A Letter of Love to A Dead Friend

Dear Cisco aka Sicko One,
How to start this. It has always felt awkward to start a letter with , “Hi. How are you doing?” and then go right into what I really want to say. I still have a hard time with that though. I just usually go for it. Anyhow, now I’ve made this already weird letter even more uncomfortable. So, let me start over.
Dear Cisco,
Hi. How are you? That’s right. You’re fucking dead, in some compostable, cardboard box up in Washington. Rotting. You’re rotting. You’re rotten. You’re dead.
Today is your birthday. It’s also Elvis’ birthday. We know that though. He was born on yours and died on mine, remember? Death. Dying. It doesn’t get easier. It just gets more. This letter is not going how I thought it would.
Anyways, the last time I saw you was on your birthday. Your thirty-third birthday. The one right before you died. I remember that night like you were going to knock on my door any minute right now. You had been drinking and I was no longer drinking and it was awkward. We had always been drinking or smoking or something. Remember when you would only drink Yukon Jack? Jesus, that shit was terrible. We drank so much Yukon Jack, with Mountain Dew. So much. We smoked and drank and just spent so much time. We laughed. Remember that we laughed so much. I do.
I wish we could laugh right now. I wish my door would get knocked on and you would be standing there. You used to get a look in your eyes when you had been drinking the way you were drinking the last time I saw you. It was like you had been set free and in a moment’s notice, you would be chained up again. It was a constant struggle to stay free.
Remember the time I went to jail right before Christmas and you visited me? I can’t remember if I was expecting a visitor that day. I didn’t have many. But, that weekend I got one. It was you and Nikki. I don’t remember much except that you came and we laughed. You left. But, you didn’t leave me empty handed. You put fifty bucks on my books and hadn’t even mentioned it. You were such a good friend. Way better than I knew then. I know so much more now that you’ve gone. It’s interesting how death does that. It gets rid of all that stuff that doesn’t matter and the truth rises up to the top.
So anyways, I’m writing you to tell you that I miss you. I miss the times. I miss those old days. The golden days. I miss them. Remember the time that you jumped off the cliffs in Havasu? I remember Laurel and I had just hustled a jet ski out of some guys we didn’t know and there you were. Jumping into the water. Splash. That reminds me of the time that you jumped off the cliff in Laguna, only you didn’t jump on the side where every one else did. You leaped into the washing machine. The part that the waves would crash into and just imaginably tear shit up. We had never seen anyone do that before. It didn’t tear you up though. You were in and out and up the side of the cliff before the waves had a chance to get you. Nothing ever got you. Or, at least I thought it didn’t.
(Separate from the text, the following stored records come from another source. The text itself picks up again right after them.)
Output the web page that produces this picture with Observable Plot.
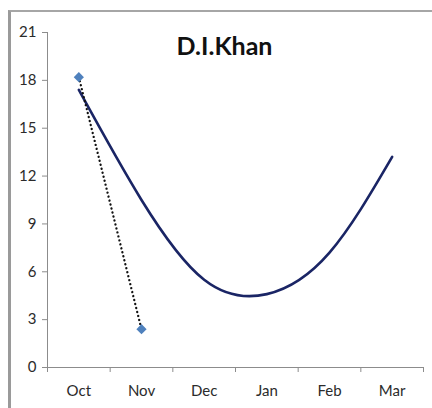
<!DOCTYPE html>
<html>
<head>
<meta charset="utf-8">
<script src="https://cdn.jsdelivr.net/npm/d3@7"></script>
<script src="https://cdn.jsdelivr.net/npm/@observablehq/plot@0.6"></script>
<style>
  html, body { margin: 0; padding: 0; background: #fff; }
  #wrap { position: relative; width: 432px; height: 408px; overflow: hidden; }
  #wrap svg { position: absolute; left: 0; top: 0; }
  #border {
    position: absolute; left: 8px; top: 10px; width: 440px; height: 420px;
    border-left: 3px solid #9a9a9a; border-top: 2px solid #a6a6a6;
    pointer-events: none;
  }
</style>
</head>
<body>
<div id="wrap"><div id="border"></div></div>
<script>
// Months along the x axis
const months = ["Oct", "Nov", "Dec", "Jan", "Feb", "Mar"];
// Smoothed seasonal curve, one value per month
const curveValues = [17.4, 10.5, 5.5, 4.6, 7.2, 13.2];
// Observed values (Oct, Nov)
const observedMonths = ["Oct", "Nov"];
const observedValues = [18.2, 2.4];
// Y axis ticks
const yTicks = [0, 3, 6, 9, 12, 15, 18, 21];
const title = "D.I.Khan";

const idx = m => months.indexOf(m);
const curve = months.map((m, i) => ({x: i, y: curveValues[i]}));
const observed = observedMonths.map((m, i) => ({x: idx(m), y: observedValues[i]}));
const boundaries = d3.range(-0.5, months.length, 1);

const font = "Lato, 'Open Sans', sans-serif";
const axisColor = "#8c8c8c";

const chart = Plot.plot({
  width: 432,
  height: 408,
  marginLeft: 47,
  marginRight: 9,
  marginTop: 32,
  marginBottom: 41,
  style: {fontFamily: font, fontSize: "15px", color: "#333", background: "transparent"},
  x: {type: "linear", domain: [-0.5, months.length - 0.5]},
  y: {domain: [0, 21]},
  marks: [
    // axis lines
    Plot.ruleY([0], {stroke: axisColor, strokeWidth: 1}),
    Plot.ruleX([-0.5], {stroke: axisColor, strokeWidth: 1}),
    // y axis ticks and labels
    Plot.axisY({ticks: yTicks, tickSize: 5, tickPadding: 6, stroke: axisColor, tickFormat: d => String(d), fill: "#2b2b2b", fontSize: 15, label: null}),
    // x tick marks between months
    Plot.axisX({ticks: boundaries, tickSize: 5, stroke: axisColor, tickFormat: () => "", label: null}),
    // month labels centred on each month
    Plot.axisX({ticks: d3.range(months.length), tickSize: 0, tickPadding: 18, tickFormat: i => months[i], fill: "#2b2b2b", fontSize: 15, label: null}),
    // smoothed curve
    Plot.line(curve, {x: "x", y: "y", curve: "natural", stroke: "#1a2565", strokeWidth: 2.6}),
    // dotted connector between observations
    Plot.line(observed, {x: "x", y: "y", stroke: "#111", strokeWidth: 2.3, strokeLinecap: "round", strokeDasharray: "0.1 4"}),
    // observations
    Plot.dot(observed, {x: "x", y: "y", symbol: "diamond2", r: 4.6, fill: "#4f81bd", stroke: "none"}),
    // title
    Plot.text([title], {frameAnchor: "top", dx: -11, dy: 14, text: d => d, fontSize: 25, fontWeight: "bold", fill: "#111", lineAnchor: "middle"})
  ]
});
document.getElementById("wrap").prepend(chart);
</script>
</body>
</html>
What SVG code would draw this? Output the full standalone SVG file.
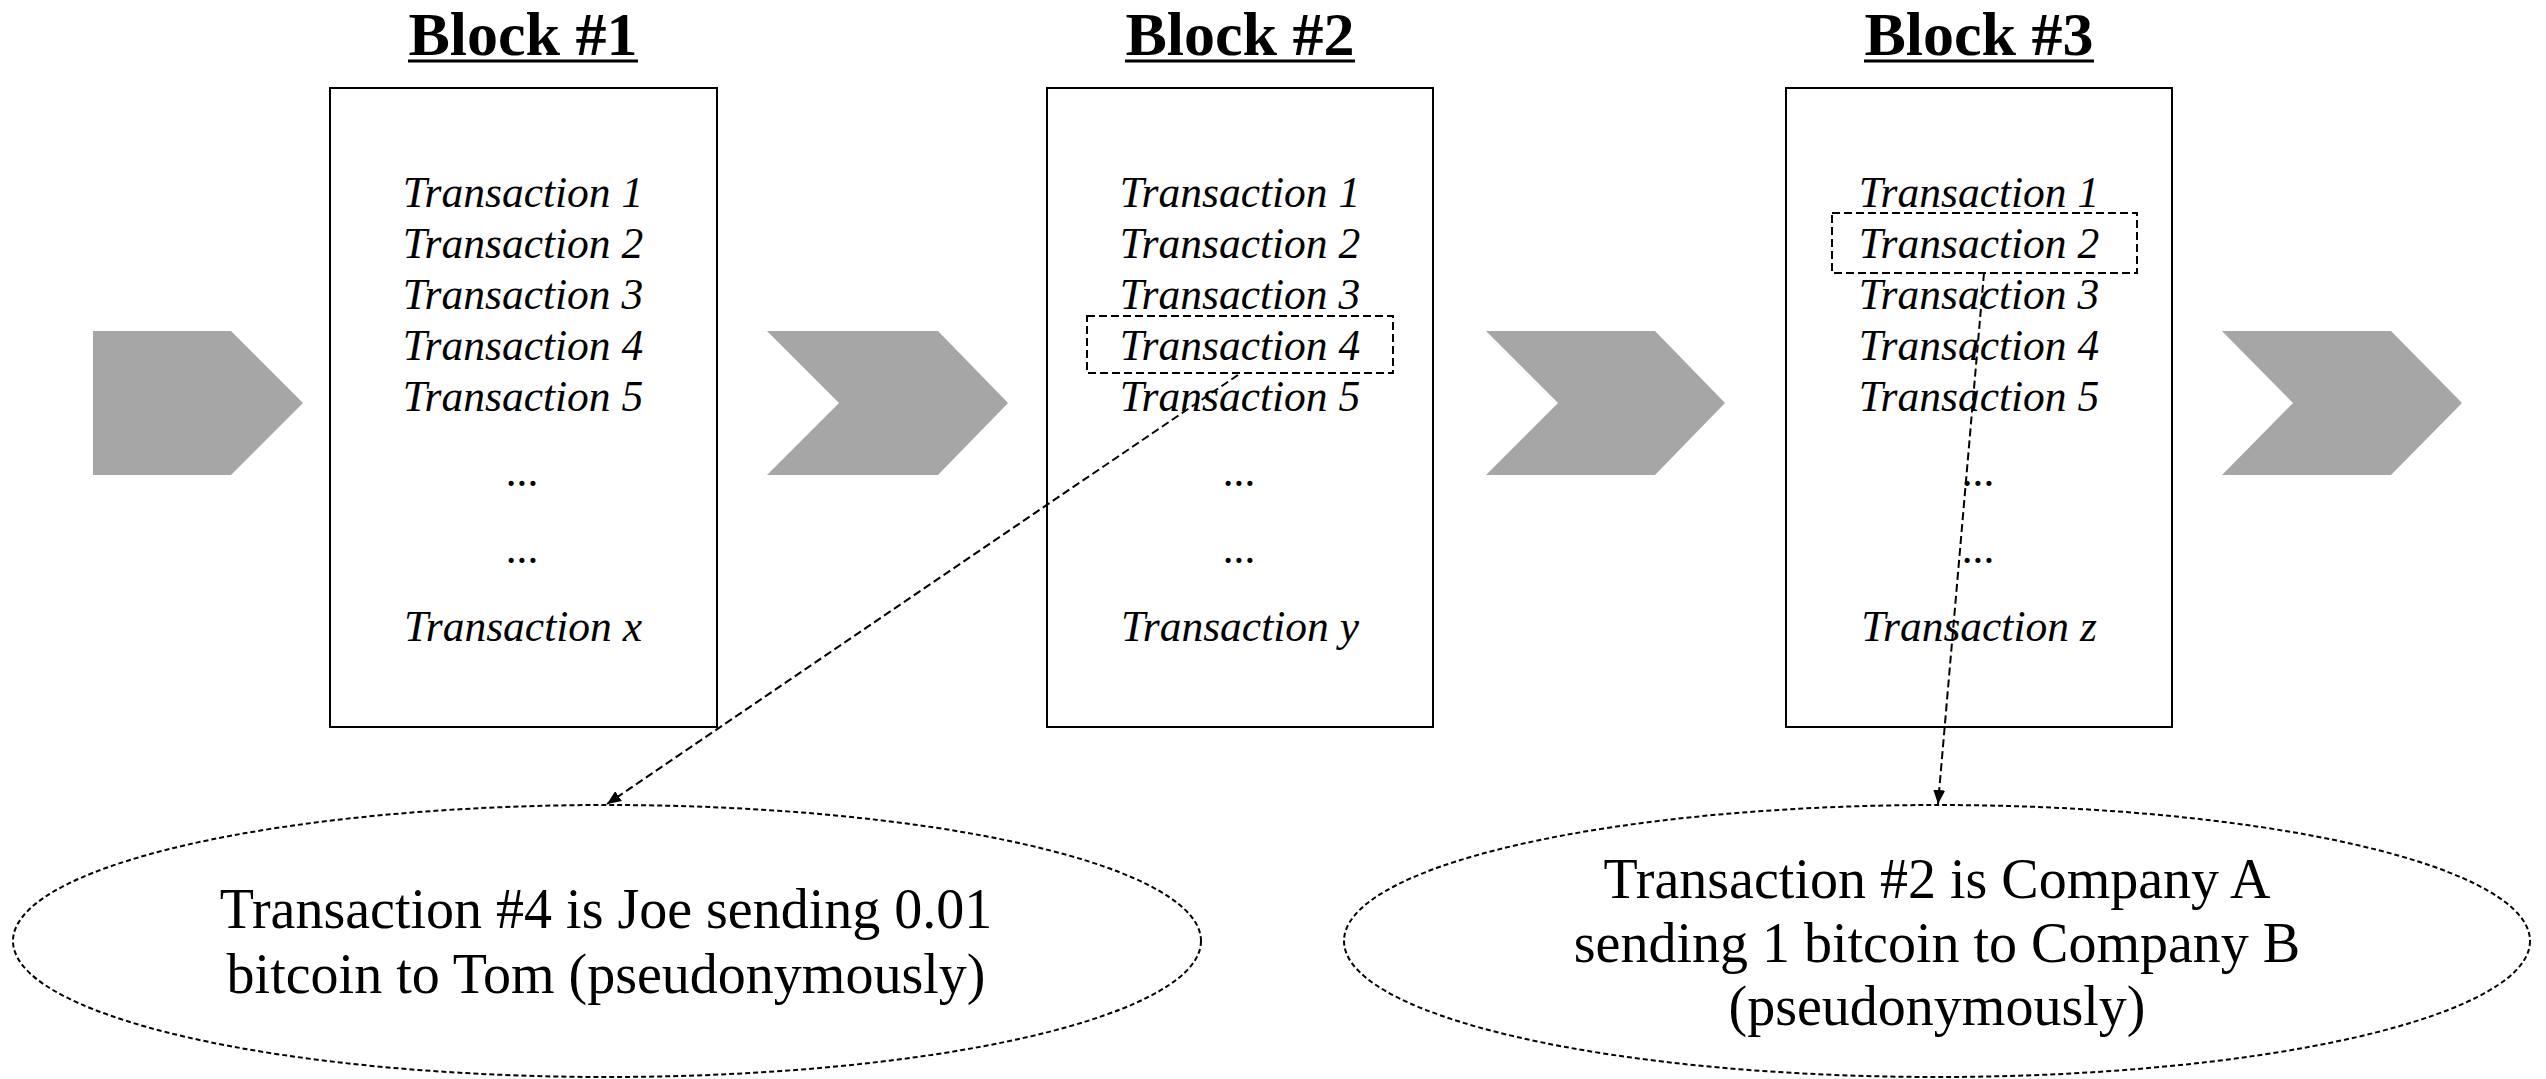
<svg xmlns="http://www.w3.org/2000/svg" width="2546" height="1079" viewBox="0 0 2546 1079">
<style>
.title{font-family:"Liberation Serif",serif;font-weight:bold;font-size:62px;fill:#000;text-anchor:middle}
.ul{stroke:#000;stroke-width:3}
.box{fill:#fff;stroke:#000;stroke-width:2}
.tx{font-family:"Liberation Serif",serif;font-style:italic;font-size:43.5px;fill:#000;text-anchor:middle}
.hl{fill:none;stroke:#000;stroke-width:2;stroke-dasharray:8 4}
.chev{fill:#A6A6A6}
.ell{fill:#fff;stroke:#000;stroke-width:2;stroke-dasharray:5 3}
.et{font-family:"Liberation Serif",serif;font-size:56px;fill:#000;text-anchor:middle}
.conn{fill:none;stroke:#000;stroke-width:2;stroke-dasharray:8 4}
</style>
<defs>
<marker id="ah" viewBox="0 0 14 12" refX="14" refY="6" markerWidth="14" markerHeight="12" markerUnits="userSpaceOnUse" orient="auto">
<path d="M0,0 L14,6 L0,12 z" fill="#000"/>
</marker>
</defs>
<rect width="2546" height="1079" fill="#fff"/>

<g id="chevrons">
<polygon class="chev" points="93,331 231,331 303,403 231,475 93,475"/>
<polygon class="chev" points="767,331 938,331 1008,403 938,475 767,475 839,403"/>
<polygon class="chev" points="1486,331 1655,331 1725,403 1655,475 1486,475 1558,403"/>
<polygon class="chev" points="2222,331 2391,331 2462,403 2391,475 2222,475 2293,403"/>
</g>

<g id="block1">
<text class="title" x="523" y="55">Block #1</text>
<line class="ul" x1="408" y1="61" x2="638" y2="61"/>
<rect class="box" x="330" y="88" width="387" height="639"/>
<text class="tx" x="523" y="207">Transaction 1</text>
<text class="tx" x="523" y="258">Transaction 2</text>
<text class="tx" x="523" y="309">Transaction 3</text>
<text class="tx" x="523" y="360">Transaction 4</text>
<text class="tx" x="523" y="411">Transaction 5</text>
<text class="tx" x="523" y="486">...</text>
<text class="tx" x="523" y="563">...</text>
<text class="tx" x="523" y="641">Transaction x</text>
</g>

<g id="block2">
<text class="title" x="1240" y="55">Block #2</text>
<line class="ul" x1="1125" y1="61" x2="1355" y2="61"/>
<rect class="box" x="1047" y="88" width="386" height="639"/>
<text class="tx" x="1240" y="207">Transaction 1</text>
<text class="tx" x="1240" y="258">Transaction 2</text>
<text class="tx" x="1240" y="309">Transaction 3</text>
<text class="tx" x="1240" y="360">Transaction 4</text>
<text class="tx" x="1240" y="411">Transaction 5</text>
<text class="tx" x="1240" y="486">...</text>
<text class="tx" x="1240" y="563">...</text>
<text class="tx" x="1240" y="641">Transaction y</text>
<rect class="hl" x="1087" y="316" width="306" height="57"/>
</g>

<g id="block3">
<text class="title" x="1979" y="55">Block #3</text>
<line class="ul" x1="1864" y1="61" x2="2094" y2="61"/>
<rect class="box" x="1786" y="88" width="386" height="639"/>
<text class="tx" x="1979" y="207">Transaction 1</text>
<text class="tx" x="1979" y="258">Transaction 2</text>
<text class="tx" x="1979" y="309">Transaction 3</text>
<text class="tx" x="1979" y="360">Transaction 4</text>
<text class="tx" x="1979" y="411">Transaction 5</text>
<text class="tx" x="1979" y="486">...</text>
<text class="tx" x="1979" y="563">...</text>
<text class="tx" x="1979" y="641">Transaction z</text>
<rect class="hl" x="1832" y="213" width="305" height="60"/>
</g>

<g id="note1">
<ellipse class="ell" cx="607" cy="941" rx="594" ry="136"/>
<text class="et" x="606" y="928">Transaction #4 is Joe sending 0.01</text>
<text class="et" x="606" y="993">bitcoin to Tom (pseudonymously)</text>
</g>

<g id="note2">
<ellipse class="ell" cx="1937" cy="941" rx="593" ry="136"/>
<text class="et" x="1937" y="898">Transaction #2 is Company A</text>
<text class="et" x="1937" y="962">sending 1 bitcoin to Company B</text>
<text class="et" x="1937" y="1025">(pseudonymously)</text>
</g>

<g id="connectors">
<line class="conn" x1="1238" y1="375" x2="607" y2="804" marker-end="url(#ah)"/>
<line class="conn" x1="1984" y1="273" x2="1938" y2="804" marker-end="url(#ah)"/>
</g>
</svg>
But, death finally did. I remember when I heard that you were dead. It was a regular, sunny day. My phone rang. You were dead. I began to laugh. It wasn’t a nervous laugh. It was because all I could think of was any funny thing that you had ever done and they kept coming. There were so many. You were always the crazy life of the party. You had the biggest smile and the softest eyes and the longest eyelashes. And, I would never see them in person again.
Days later I was in Oregon, waiting to go to your funeral. I still had not cried though. I began to believe that I didn’t love you. I began to doubt our friendship. I began to grieve. The day of your funeral was the worst day we would ever see together. We had many great times and some days that we couldn’t even see each others faces. But, today would be the worst.
Walking into that funeral home in black, I trailed behind the rest of the group. Death is so awful and tricky. I could see you, but my mind wouldn’t process that it was you. It wasn’t your time. As I began to join everyone around you, my knees got week and I grabbed a pew to sit in. The world flushed inside of me all at once and in one instant, I knew what it really meant to know that you were dead. My dear, sweet friend was dead. This physical existence was gone.
So, now on days like today, I think of you madly and intensely and I try not to focus on those last few moments before you stopped breathing. I try to think of any other memory of you and not what you felt like in those last few minutes. I try not imagine how lonely you felt or scared or lost in the dark. I try not to. It doesn’t work very well yet. I still immediately go to that image of that rafter. I should have never looked. I don’t know how your mom did. I suppose she had to. I just can’t. I just do. I just miss you.
I guess I’m going to go now. I just want you to know that I miss you. I love you. I miss you so. And, I’m so happy to know that you’re safe and free. You’ve always deserved to be free.